At a previous hearing of the retrial, the prosecutor showed personal videos of the activist which had no connection to the case, the lawyer said.

Abdel Fattah and 24 others were sentenced in absentia to 15 years in jail on June 11 in an earlier trial presided over by the same judges who delivered Monday's verdict.

On June 11, Abdel Fattah and two co-defendants were denied entry when the verdict was announced and arrested immediately afterwards.

At the start of the retrial, Abdel Fattah had demanded new judges saying he had "no confidence" in the existing ones after the June 11 incident.

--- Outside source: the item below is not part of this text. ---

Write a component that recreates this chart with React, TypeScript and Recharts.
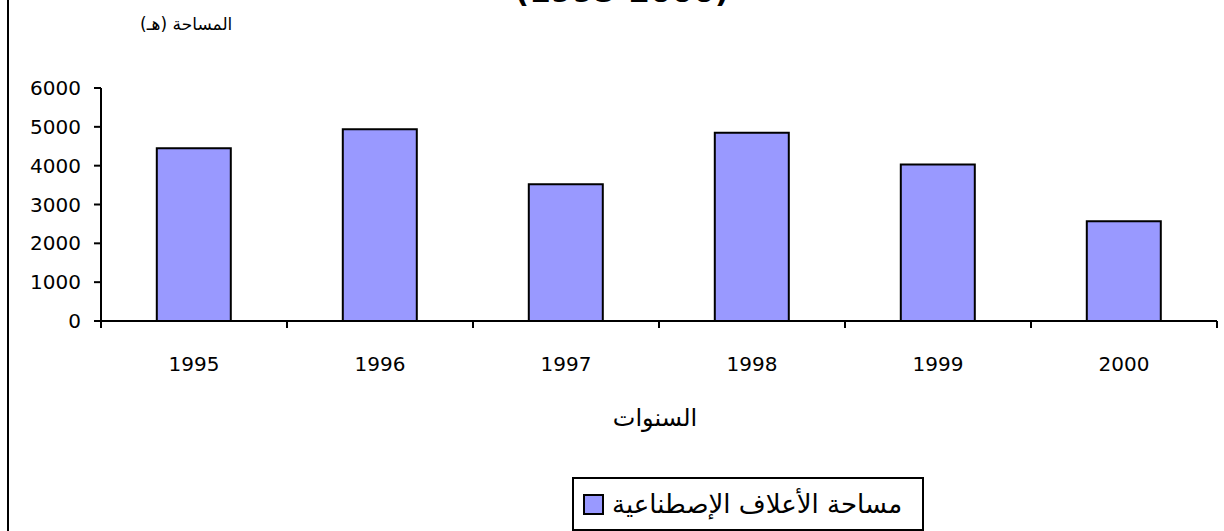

Abdel Fattah, 32, was arrested in November in a crackdown waged by the then military-installed authorities against Islamist and secular dissent since the army ousted Morsi last July.

He was arrested by the Mubarak regime and the military junta that followed his overthrow. His younger sister, Sanaa Seif, is also in detention, charged with taking part in an illegal demonstration.

The crackdown on Morsi's supporters has left at least 1,400 people dead and hundreds of his backers have been sentenced to death after speedy trials. More than 15,000 others have been jailed.

The crackdown was initially restricted to pro-Morsi Islamists but was later expanded to target some youth movements which spearheaded the anti-Mubarak revolt.